[start]

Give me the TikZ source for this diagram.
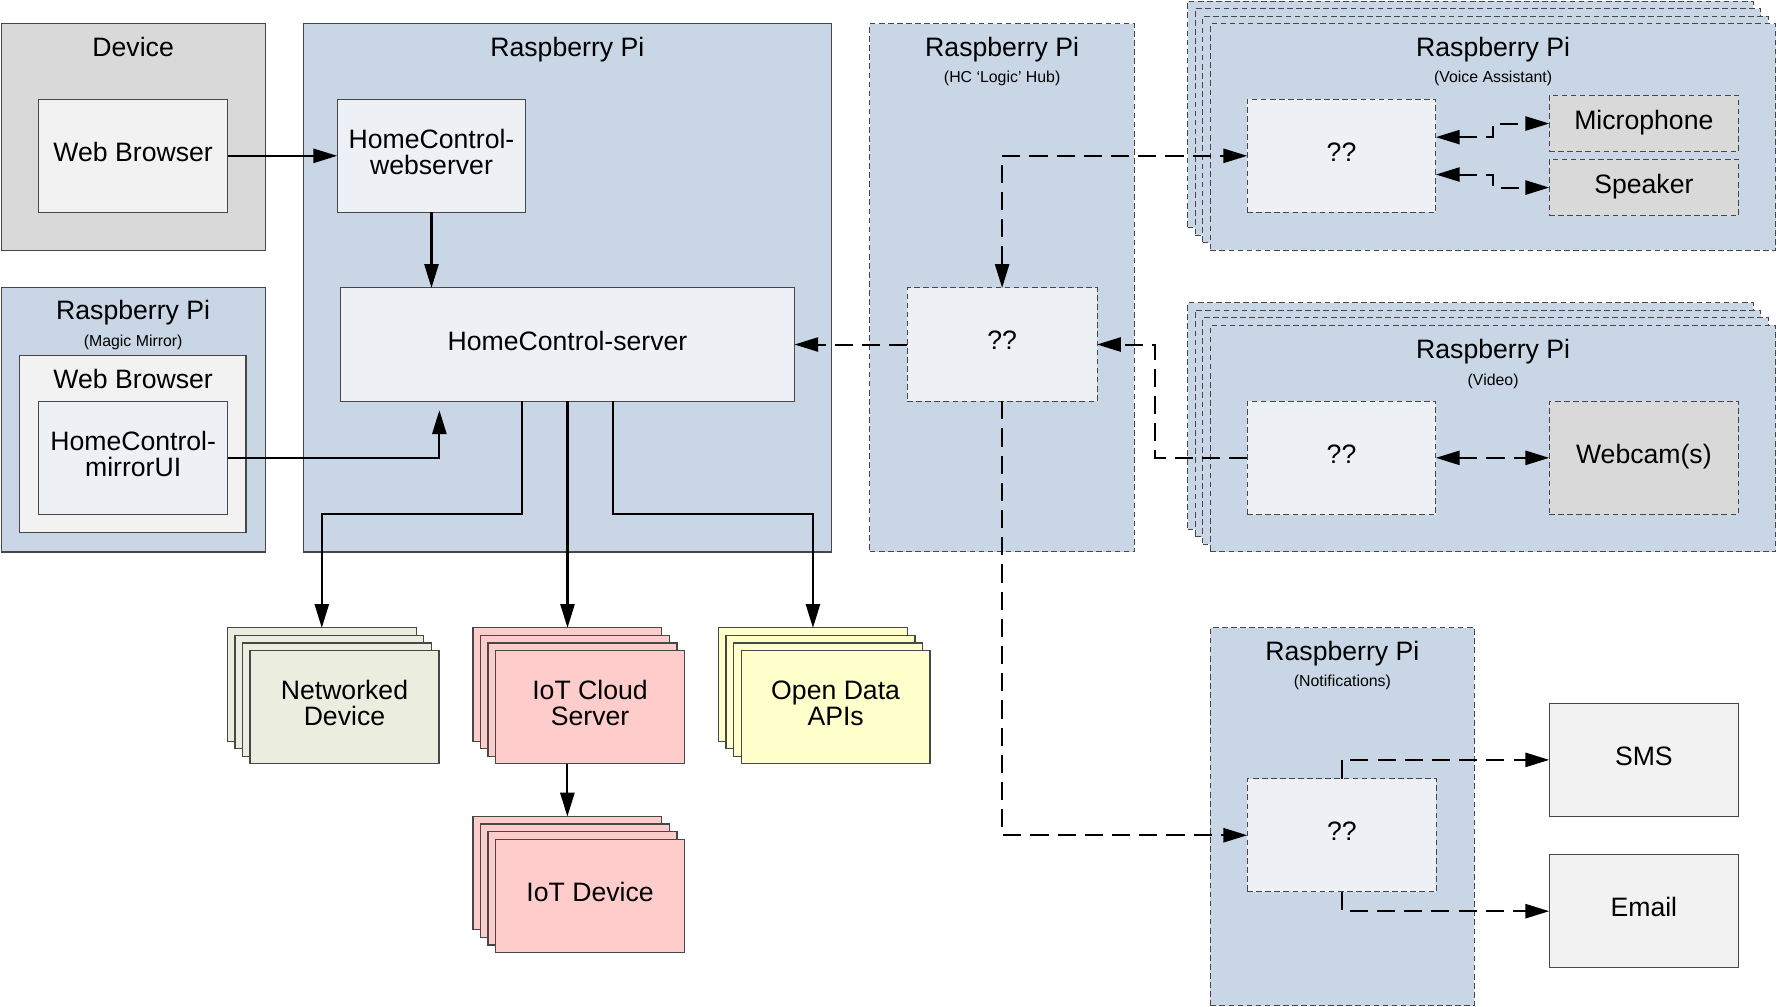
\documentclass[tikz,border=0pt]{standalone}
\usepackage{fontspec}
\setmainfont{Liberation Sans}
\usetikzlibrary{arrows.meta}
\definecolor{rpiblue}{HTML}{C8D6E5}
\definecolor{innerfill}{HTML}{EDF1F6}
\definecolor{devgray}{HTML}{D9D9D9}
\definecolor{paleg}{HTML}{F2F2F2}
\definecolor{bordercol}{HTML}{474747}
\definecolor{netgreen}{HTML}{EBEEDF}
\definecolor{iotpink}{HTML}{FFCCCC}
\definecolor{openyellow}{HTML}{FFFFCC}
\def\stoff{6.67}
\newcommand\mybox[7]{%
  \pgfmathsetmacro\mbW{(#5)-(#3)}%
  \pgfmathsetmacro\mbH{(#6)-(#4)}%
  \pgfmathsetmacro\mbX{((#3)+(#5))/2}%
  \pgfmathsetmacro\mbY{((#4)+(#6))/2}%
  \node[#1, minimum width=\mbW pt, minimum height=\mbH pt] (#2) at (\mbX,\mbY) {#7};}
\newcommand\stackbox[7]{%
  \foreach \k in {3,2,1} {\mybox{#1}{#2L\k}{#3-\k*\stoff}{#4-\k*\stoff}{#5-\k*\stoff}{#6-\k*\stoff}{}}%
  \mybox{#1}{#2}{#3}{#4}{#5}{#6}{#7}}
\begin{document}
\begin{tikzpicture}[x=1pt,y=-1pt,
  >={Triangle[length=21pt,width=12.5pt]},
  bx/.style={draw=bordercol, line width=1.1pt, inner sep=0pt, outer sep=0pt, align=center,
    font=\fontsize{23.5}{23}\selectfont, execute at begin node=\strut, execute at end node=\strut},
  dbx/.style={bx, line width=0.9pt, dash pattern=on 5pt off 3pt},
  ttl/.style={font=\fontsize{23.5}{23}\selectfont, anchor=base, inner sep=0pt},
  subt/.style={font=\fontsize{14}{14}\selectfont, anchor=base, inner sep=0pt},
  conn/.style={line width=1.8pt, ->},
  dconn/.style={conn, dash pattern=on 16pt off 8pt},
]
\fill[white] (0,0) rectangle (1568,888);
\useasboundingbox (0,0) rectangle (1568,888);
% containers
\mybox{bx, fill=devgray}{device}{1}{21}{234}{221}{}
\mybox{bx, fill=rpiblue}{rpimain}{267.5}{21}{733.7}{487}{}
\mybox{bx, fill=rpiblue}{magic}{1}{254}{234}{487}{}
\mybox{dbx, fill=rpiblue}{hub}{767.5}{21}{1001}{487}{}
\stackbox{dbx, fill=rpiblue}{voice}{1068}{21}{1567}{221}{}
\stackbox{dbx, fill=rpiblue}{video}{1068}{287}{1567}{487}{}
\mybox{dbx, fill=rpiblue}{notif}{1068}{554}{1301}{887.3}{}
% titles
\node[ttl] (tDevice) at (117.5,50) {Device};
\node[ttl] (tRpi) at (500.6,50) {Raspberry Pi};
\node[ttl] (tMagic) at (117.5,282) {Raspberry Pi};
\node[subt] (sMagic) at (117.5,306) {(Magic Mirror)};
\node[ttl] (tHub) at (884.3,50) {Raspberry Pi};
\node[subt] (sHub) at (884.3,72.5) {(HC ‘Logic’ Hub)};
\node[ttl] (tVoice) at (1317.5,50) {Raspberry Pi};
\node[subt] (sVoice) at (1317.5,72.5) {(Voice Assistant)};
\node[ttl] (tVideo) at (1317.5,316) {Raspberry Pi};
\node[subt] (sVideo) at (1317.5,340) {(Video)};
\node[ttl] (tNotif) at (1184.5,583) {Raspberry Pi};
\node[subt] (sNotif) at (1184.5,605.5) {(Notifications)};
% inner boxes
\mybox{bx, fill=paleg}{wb}{34}{87.5}{201}{187.5}{Web Browser}
\mybox{bx, fill=innerfill}{ws}{297.5}{87.5}{464}{187.5}{HomeControl-\\webserver}
\mybox{bx, fill=innerfill}{server}{300.5}{254}{701}{354}{HomeControl-server}
\mybox{bx, fill=paleg}{wbin}{17.5}{314}{217}{470}{}
\node[ttl] (tWbin) at (117.5,343) {Web Browser};
\mybox{bx, fill=innerfill}{mui}{34}{354}{201}{454}{HomeControl-\\mirrorUI}
\mybox{dbx, fill=innerfill}{hubq}{800.5}{254}{968}{354}{??}
\mybox{dbx, fill=innerfill}{voiceq}{1100.5}{87.5}{1267}{187.5}{??}
\mybox{dbx, fill=devgray}{mic}{1367}{84}{1534}{134}{Microphone}
\mybox{dbx, fill=devgray}{spk}{1367}{140.5}{1534}{190.5}{Speaker}
\mybox{dbx, fill=innerfill}{videoq}{1100.5}{354}{1267}{454}{??}
\mybox{dbx, fill=devgray}{cam}{1367}{354}{1534}{454}{Webcam(s)}
\mybox{dbx, fill=innerfill}{notifq}{1100.5}{687}{1267.5}{787}{??}
\mybox{bx, fill=paleg}{sms}{1367}{620.5}{1534}{720.5}{SMS}
\mybox{bx, fill=paleg}{email}{1367}{754}{1534}{854}{Email}
% stacks
\stackbox{bx, fill=netgreen}{netdev}{220.6}{574}{387.3}{674}{Networked\\Device}
\stackbox{bx, fill=iotpink}{cloud}{437.3}{574}{604}{674}{IoT Cloud\\Server}
\stackbox{bx, fill=openyellow}{odata}{654}{574}{820.7}{674}{Open Data\\APIs}
\stackbox{bx, fill=iotpink}{iotdev}{437.3}{740.5}{604}{840.5}{IoT Device}
% solid connectors
\draw[conn] (wb.east) -- (ws.west);
\draw[conn] (ws.south) -- (ws.south |- server.north);
\coordinate (mtip) at (387.7,362);
\draw[conn] (mui.east) -| (mtip);
\draw[conn] ([xshift=-40pt]server.south) -- ++(0,99.7) -| (netdevL3.north);
\draw[conn] (server.south) -- (server.south |- cloudL3.north);
\draw[conn] ([xshift=40pt]server.south) -- ++(0,99.7) -| (odataL3.north);
\draw[conn] (cloudL3.north |- cloud.south) -- (iotdevL3.north);
% dashed connectors
\draw[dconn] (hubq.west) -- (server.east);
\draw[dconn,<->] (hubq.north) |- (voiceq.west);
\coordinate (vj) at (1019,404);
\draw[dconn] (videoq.west) -- (videoq.west -| vj) |- (hubq.east);
\draw[dconn] (hubq.south) |- (notifq.west);
\draw[dconn] (notifq.north) |- (sms.west);
\draw[dconn] (notifq.south) |- (email.west);
\draw[dconn,<->] ([yshift=16.5pt]voiceq.east) -- ++(50.5,0) |- (mic.west);
\draw[dconn,<->] ([yshift=-16.5pt]voiceq.east) -- ++(50.5,0) |- (spk.west);
\draw[dconn,<->] (videoq.east) -- (cam.west);
\end{tikzpicture}
\end{document}
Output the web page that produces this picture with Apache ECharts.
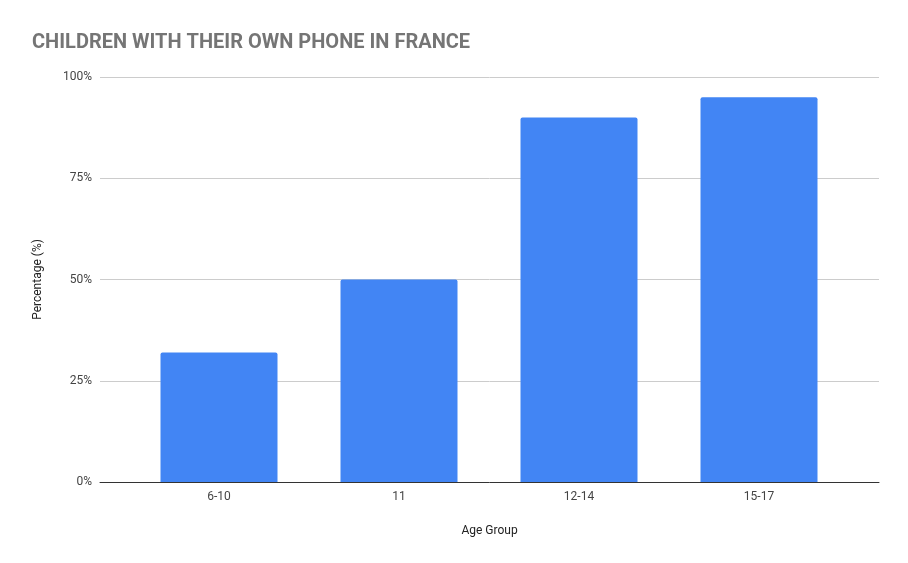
<!DOCTYPE html>
<html><head><meta charset="utf-8">
<script src="https://cdn.jsdelivr.net/npm/echarts@6/dist/echarts.min.js"></script>
<style>html,body{margin:0;padding:0;background:#fff}#c{width:908px;height:563px}</style>
</head><body><div id="c"></div>
<script>
const categories = ["6-10", "11", "12-14", "15-17"];
const values = [32, 50, 90, 95];
const titleText = "CHILDREN WITH THEIR OWN PHONE IN FRANCE";
const chart = echarts.init(document.getElementById('c'));
chart.setOption({
  animation: false,
  title: { text: titleText, left: 27, top: 28, textStyle: { fontFamily: 'Roboto', fontSize: 20, fontWeight: 'bold', color: '#757575' } },
  grid: [{ left: 100, right: 29, top: 77, bottom: 81 }, { left: 129, right: 59, top: 77, bottom: 81 }],
  xAxis: [
    { gridIndex: 0, type: 'category', data: categories, name: 'Age Group', nameLocation: 'middle', nameGap: 43,
      nameTextStyle: { fontFamily: 'Roboto', fontSize: 12, color: '#222' },
      axisTick: { show: false }, axisLabel: { show: false }, axisLine: { lineStyle: { color: '#333' } } },
    { gridIndex: 1, type: 'category', data: categories, axisTick: { show: false }, axisLine: { show: false },
      axisLabel: { fontFamily: 'Roboto', fontSize: 12, color: '#444', margin: 9 } }
  ],
  yAxis: [
    { gridIndex: 0, type: 'value', min: 0, max: 100, interval: 25, name: 'Percentage (%)', nameLocation: 'middle', nameGap: 56,
      nameTextStyle: { fontFamily: 'Roboto', fontSize: 12, color: '#222' },
      axisLabel: { formatter: '{value}%', fontFamily: 'Roboto', fontSize: 12, color: '#444', margin: 8 },
      splitLine: { lineStyle: { color: '#ccc' } } },
    { gridIndex: 1, type: 'value', min: 0, max: 100, show: false }
  ],
  series: [{ type: 'bar', xAxisIndex: 1, yAxisIndex: 1, data: values, barWidth: 117, itemStyle: { color: '#4285f4', borderRadius: [2,2,0,0] } }]
});
</script></body></html>
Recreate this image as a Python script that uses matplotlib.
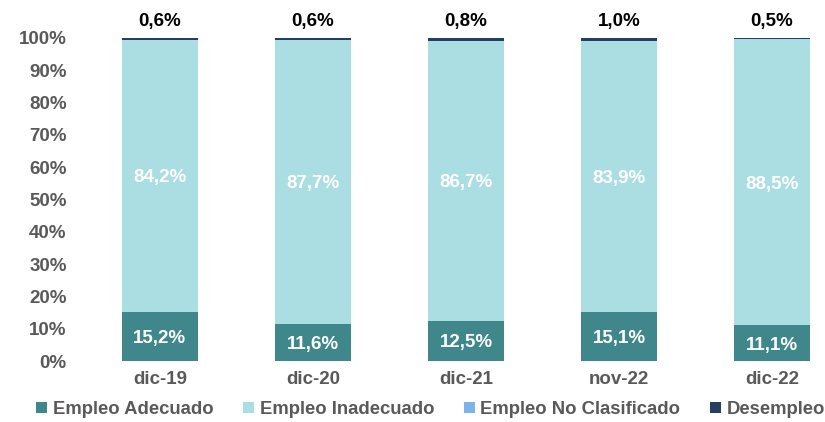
import numpy as np
import matplotlib
matplotlib.use("Agg")
import matplotlib.pyplot as plt

plt.rcParams['font.family'] = ['Liberation Sans', 'DejaVu Sans']
plt.rcParams['font.weight'] = 'bold'

# data
periodos = ["dic-19", "dic-20", "dic-21", "nov-22", "dic-22"]
adecuado = [15.2, 11.6, 12.5, 15.1, 11.1]
inadecuado = [84.2, 87.7, 86.7, 83.9, 88.5]
no_clasificado = [0.0, 0.0, 0.0, 0.0, 0.0]
desempleo = [0.6, 0.6, 0.8, 1.0, 0.5]

series = ["Empleo Adecuado", "Empleo Inadecuado", "Empleo No Clasificado", "Desempleo"]
colores = ["#3f878b", "#aadee2", "#7eb3e8", "#243f60"]
gris = "#595959"

fig = plt.figure(figsize=(8.25, 4.22), dpi=100)
ax = fig.add_axes([0.101, 0.1445, 0.899, 0.7655])

x = np.arange(len(periodos))
w = 0.5
base = np.zeros(len(periodos))
for vals, nombre, col in zip([adecuado, inadecuado, no_clasificado, desempleo], series, colores):
    v = np.array(vals)
    ax.bar(x, v, w, bottom=base, color=col, label=nombre, linewidth=0)
    base = base + v

def fmt(v):
    return f"{v:.1f}%".replace(".", ",")

for i in range(len(periodos)):
    ax.text(x[i], adecuado[i] / 2, fmt(adecuado[i]), ha="center", va="center_baseline",
            color="white", fontsize=13.5, fontweight="bold")
    ax.text(x[i], adecuado[i] + inadecuado[i] / 2, fmt(inadecuado[i]), ha="center",
            va="center_baseline", color="white", fontsize=13.5, fontweight="bold")
    ax.text(x[i], base[i] + 2.5, fmt(desempleo[i]), ha="center", va="bottom",
            color="black", fontsize=13.5, fontweight="bold")

ax.set_xlim(-0.5, 4.346)
ax.set_ylim(0, 100)
ax.set_yticks(np.arange(0, 101, 10))
ax.set_yticklabels([f"{t}%" for t in range(0, 101, 10)])
ax.set_xticks(x)
ax.set_xticklabels(periodos)
ax.tick_params(axis="both", length=0, colors=gris, labelsize=13.5)
ax.tick_params(axis="x", pad=7)
ax.tick_params(axis="y", pad=12)
for s in ax.spines.values():
    s.set_visible(False)

fig.legend(loc="lower center", bbox_to_anchor=(0.522, -0.03), ncol=4, frameon=False,
           fontsize=13.3, labelcolor=gris, handlelength=0.6, handleheight=0.6,
           handletextpad=0.3, columnspacing=1.6)

fig.savefig("out.png", dpi=100)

[end]

**TASK GOAL**
Pick out the lines that have the word "this". Copy them all.

**PROBLEM SOLUTION**
Give me the TikZ source for this diagram.
Output the web page that produces this picture with Apache ECharts.
Recreate this image as a Python script that uses matplotlib.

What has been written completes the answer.